EXERCISE BRIEF » Tally the lines in the listing below that contain "this" and report the tally alone.

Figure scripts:
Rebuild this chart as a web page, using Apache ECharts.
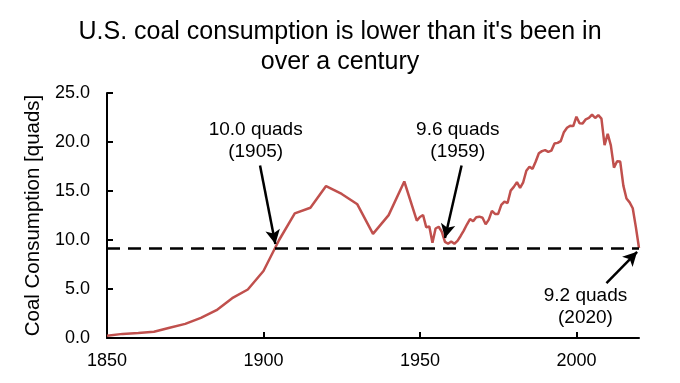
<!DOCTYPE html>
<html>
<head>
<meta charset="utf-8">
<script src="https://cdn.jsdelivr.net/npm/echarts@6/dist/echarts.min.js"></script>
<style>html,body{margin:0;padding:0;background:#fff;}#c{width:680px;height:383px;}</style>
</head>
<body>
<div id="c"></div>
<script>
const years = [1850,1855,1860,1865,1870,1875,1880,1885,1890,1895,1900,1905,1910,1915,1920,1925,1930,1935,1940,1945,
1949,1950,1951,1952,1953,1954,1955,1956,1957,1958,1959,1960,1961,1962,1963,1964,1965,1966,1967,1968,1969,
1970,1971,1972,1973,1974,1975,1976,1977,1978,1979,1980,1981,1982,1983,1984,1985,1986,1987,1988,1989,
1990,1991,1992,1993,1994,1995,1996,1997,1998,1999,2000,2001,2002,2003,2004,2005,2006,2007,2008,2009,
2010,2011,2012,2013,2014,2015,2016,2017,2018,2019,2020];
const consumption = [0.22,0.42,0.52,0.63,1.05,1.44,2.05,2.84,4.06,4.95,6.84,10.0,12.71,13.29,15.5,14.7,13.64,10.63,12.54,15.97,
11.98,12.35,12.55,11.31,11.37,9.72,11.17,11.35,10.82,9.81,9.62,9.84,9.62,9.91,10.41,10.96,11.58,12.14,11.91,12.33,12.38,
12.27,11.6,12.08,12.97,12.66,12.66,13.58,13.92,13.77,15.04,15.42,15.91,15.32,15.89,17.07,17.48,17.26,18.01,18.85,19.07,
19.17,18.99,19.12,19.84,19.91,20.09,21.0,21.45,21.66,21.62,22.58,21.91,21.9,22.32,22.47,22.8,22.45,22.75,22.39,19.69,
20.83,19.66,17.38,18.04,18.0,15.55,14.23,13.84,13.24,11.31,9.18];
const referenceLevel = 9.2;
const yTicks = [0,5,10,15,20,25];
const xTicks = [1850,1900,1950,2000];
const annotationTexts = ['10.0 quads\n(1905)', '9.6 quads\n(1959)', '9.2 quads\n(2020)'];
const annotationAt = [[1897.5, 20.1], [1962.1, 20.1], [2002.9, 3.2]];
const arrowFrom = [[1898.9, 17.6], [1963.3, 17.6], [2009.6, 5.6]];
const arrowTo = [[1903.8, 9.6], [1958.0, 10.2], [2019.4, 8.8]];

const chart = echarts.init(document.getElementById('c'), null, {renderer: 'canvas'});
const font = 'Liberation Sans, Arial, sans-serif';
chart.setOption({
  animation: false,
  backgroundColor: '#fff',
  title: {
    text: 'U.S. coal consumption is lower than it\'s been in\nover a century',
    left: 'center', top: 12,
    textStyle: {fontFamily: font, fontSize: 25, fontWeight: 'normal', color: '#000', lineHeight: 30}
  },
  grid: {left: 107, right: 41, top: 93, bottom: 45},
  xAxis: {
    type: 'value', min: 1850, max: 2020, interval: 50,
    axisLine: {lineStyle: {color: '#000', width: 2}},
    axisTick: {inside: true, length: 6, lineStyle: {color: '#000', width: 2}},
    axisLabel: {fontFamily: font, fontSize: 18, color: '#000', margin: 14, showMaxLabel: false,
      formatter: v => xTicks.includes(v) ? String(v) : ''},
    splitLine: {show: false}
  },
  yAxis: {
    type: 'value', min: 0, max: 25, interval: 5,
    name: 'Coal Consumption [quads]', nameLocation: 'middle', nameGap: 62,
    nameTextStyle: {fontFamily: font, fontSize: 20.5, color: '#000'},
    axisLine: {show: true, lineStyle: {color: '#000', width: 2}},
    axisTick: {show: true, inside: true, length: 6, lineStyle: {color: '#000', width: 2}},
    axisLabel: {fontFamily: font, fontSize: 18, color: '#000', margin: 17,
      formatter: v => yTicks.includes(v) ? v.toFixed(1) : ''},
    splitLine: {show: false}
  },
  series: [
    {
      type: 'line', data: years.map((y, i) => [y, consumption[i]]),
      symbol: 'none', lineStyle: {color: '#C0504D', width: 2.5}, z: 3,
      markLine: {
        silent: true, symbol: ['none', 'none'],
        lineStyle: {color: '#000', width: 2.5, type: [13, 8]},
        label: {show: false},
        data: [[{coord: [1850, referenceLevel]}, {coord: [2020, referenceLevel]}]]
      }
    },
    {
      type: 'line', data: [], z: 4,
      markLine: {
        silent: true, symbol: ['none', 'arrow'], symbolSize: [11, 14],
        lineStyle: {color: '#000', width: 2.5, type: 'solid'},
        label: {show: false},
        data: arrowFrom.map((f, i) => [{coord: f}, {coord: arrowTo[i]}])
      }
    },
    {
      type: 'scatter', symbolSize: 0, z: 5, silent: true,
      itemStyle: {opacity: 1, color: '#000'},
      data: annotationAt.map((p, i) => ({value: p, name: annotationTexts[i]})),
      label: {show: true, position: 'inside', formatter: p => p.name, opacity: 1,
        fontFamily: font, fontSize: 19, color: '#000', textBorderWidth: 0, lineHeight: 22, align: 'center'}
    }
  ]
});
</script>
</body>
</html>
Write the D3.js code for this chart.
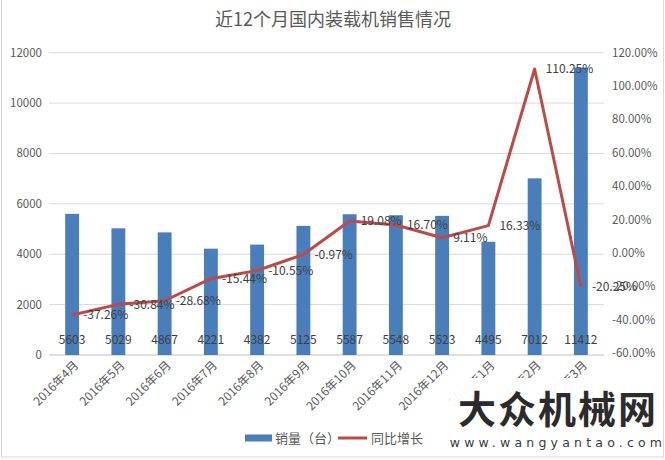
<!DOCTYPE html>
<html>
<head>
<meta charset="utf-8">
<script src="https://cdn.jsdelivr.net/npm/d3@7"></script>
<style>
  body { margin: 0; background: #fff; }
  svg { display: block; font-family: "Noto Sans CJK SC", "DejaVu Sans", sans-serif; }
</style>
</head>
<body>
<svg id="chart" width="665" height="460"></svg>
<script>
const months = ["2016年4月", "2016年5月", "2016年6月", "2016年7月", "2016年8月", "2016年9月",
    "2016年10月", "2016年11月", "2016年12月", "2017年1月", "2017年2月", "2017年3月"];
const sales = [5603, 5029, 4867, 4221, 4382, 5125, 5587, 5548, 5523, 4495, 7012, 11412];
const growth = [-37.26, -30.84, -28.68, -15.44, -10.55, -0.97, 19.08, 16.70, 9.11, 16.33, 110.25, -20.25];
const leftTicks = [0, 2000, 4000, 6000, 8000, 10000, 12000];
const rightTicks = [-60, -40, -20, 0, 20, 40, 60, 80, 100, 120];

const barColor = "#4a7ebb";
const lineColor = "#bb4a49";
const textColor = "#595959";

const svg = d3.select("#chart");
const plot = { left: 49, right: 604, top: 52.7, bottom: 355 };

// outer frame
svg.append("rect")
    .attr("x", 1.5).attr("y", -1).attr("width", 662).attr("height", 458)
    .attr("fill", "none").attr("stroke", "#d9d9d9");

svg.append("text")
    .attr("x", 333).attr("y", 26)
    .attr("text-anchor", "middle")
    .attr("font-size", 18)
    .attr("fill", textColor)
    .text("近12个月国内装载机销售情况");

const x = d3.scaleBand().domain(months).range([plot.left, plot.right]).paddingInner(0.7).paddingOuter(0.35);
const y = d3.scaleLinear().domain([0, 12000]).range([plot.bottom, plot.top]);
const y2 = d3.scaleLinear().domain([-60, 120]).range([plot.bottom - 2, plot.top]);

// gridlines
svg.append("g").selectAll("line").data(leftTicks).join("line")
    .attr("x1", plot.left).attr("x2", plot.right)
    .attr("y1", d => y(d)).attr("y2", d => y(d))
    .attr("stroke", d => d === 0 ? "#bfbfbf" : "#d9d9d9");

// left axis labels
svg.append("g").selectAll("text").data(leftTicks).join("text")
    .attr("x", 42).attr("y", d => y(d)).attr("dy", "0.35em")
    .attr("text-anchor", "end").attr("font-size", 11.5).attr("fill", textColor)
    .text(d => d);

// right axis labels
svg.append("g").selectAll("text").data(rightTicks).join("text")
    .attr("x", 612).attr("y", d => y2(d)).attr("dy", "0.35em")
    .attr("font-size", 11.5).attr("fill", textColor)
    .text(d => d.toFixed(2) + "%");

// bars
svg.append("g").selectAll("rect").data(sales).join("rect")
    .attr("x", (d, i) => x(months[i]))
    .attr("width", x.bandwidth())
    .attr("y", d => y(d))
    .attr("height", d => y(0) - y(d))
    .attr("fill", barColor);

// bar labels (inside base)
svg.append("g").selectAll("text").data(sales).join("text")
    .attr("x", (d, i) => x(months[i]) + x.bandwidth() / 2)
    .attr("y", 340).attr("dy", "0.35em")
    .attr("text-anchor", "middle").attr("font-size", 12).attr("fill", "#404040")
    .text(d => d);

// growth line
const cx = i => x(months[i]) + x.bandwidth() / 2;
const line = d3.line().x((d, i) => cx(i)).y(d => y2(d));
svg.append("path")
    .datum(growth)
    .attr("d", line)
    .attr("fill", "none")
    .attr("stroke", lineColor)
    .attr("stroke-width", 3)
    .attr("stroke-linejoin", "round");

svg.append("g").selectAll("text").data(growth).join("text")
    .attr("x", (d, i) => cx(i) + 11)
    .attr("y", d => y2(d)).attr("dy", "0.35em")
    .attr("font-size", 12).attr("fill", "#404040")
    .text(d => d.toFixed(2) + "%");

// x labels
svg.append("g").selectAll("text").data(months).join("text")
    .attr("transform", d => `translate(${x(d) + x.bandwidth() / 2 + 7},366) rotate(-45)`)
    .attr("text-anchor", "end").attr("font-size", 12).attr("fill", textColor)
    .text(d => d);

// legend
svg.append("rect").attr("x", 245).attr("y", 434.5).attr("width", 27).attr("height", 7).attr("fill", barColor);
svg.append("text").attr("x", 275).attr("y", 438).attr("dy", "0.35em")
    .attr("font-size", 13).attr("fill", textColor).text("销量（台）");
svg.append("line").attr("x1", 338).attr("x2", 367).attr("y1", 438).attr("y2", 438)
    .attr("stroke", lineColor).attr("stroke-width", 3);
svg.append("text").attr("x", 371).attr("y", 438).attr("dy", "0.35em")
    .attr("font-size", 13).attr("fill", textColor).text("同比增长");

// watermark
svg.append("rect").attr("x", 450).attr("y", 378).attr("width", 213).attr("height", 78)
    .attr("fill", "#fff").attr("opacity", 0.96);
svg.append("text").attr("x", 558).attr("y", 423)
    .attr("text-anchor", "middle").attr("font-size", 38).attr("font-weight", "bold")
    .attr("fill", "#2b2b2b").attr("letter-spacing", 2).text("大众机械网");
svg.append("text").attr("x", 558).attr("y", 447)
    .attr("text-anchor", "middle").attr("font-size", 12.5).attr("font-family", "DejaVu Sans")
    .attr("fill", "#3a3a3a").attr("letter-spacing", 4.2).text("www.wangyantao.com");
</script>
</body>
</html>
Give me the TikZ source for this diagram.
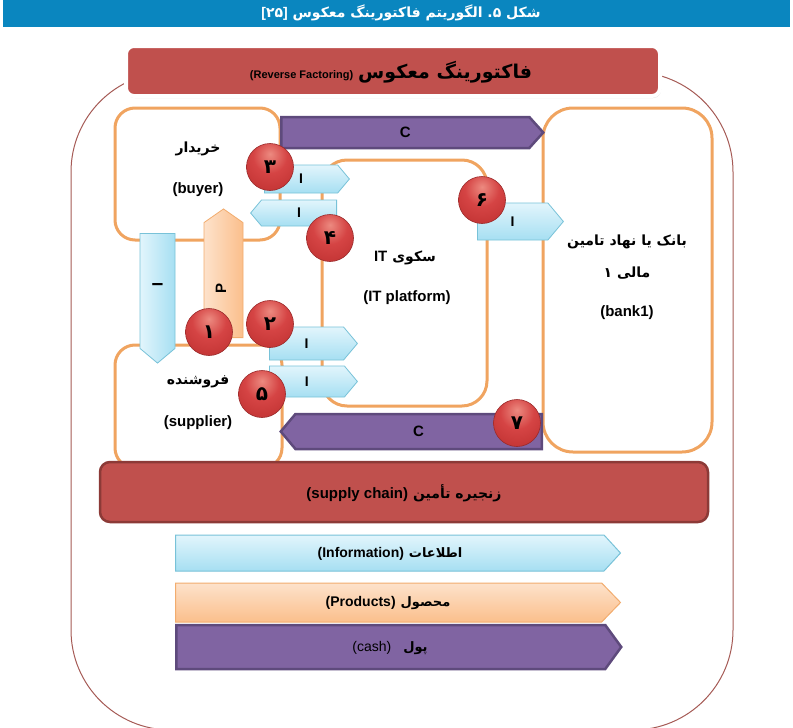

FINISHED EXERCISE » 3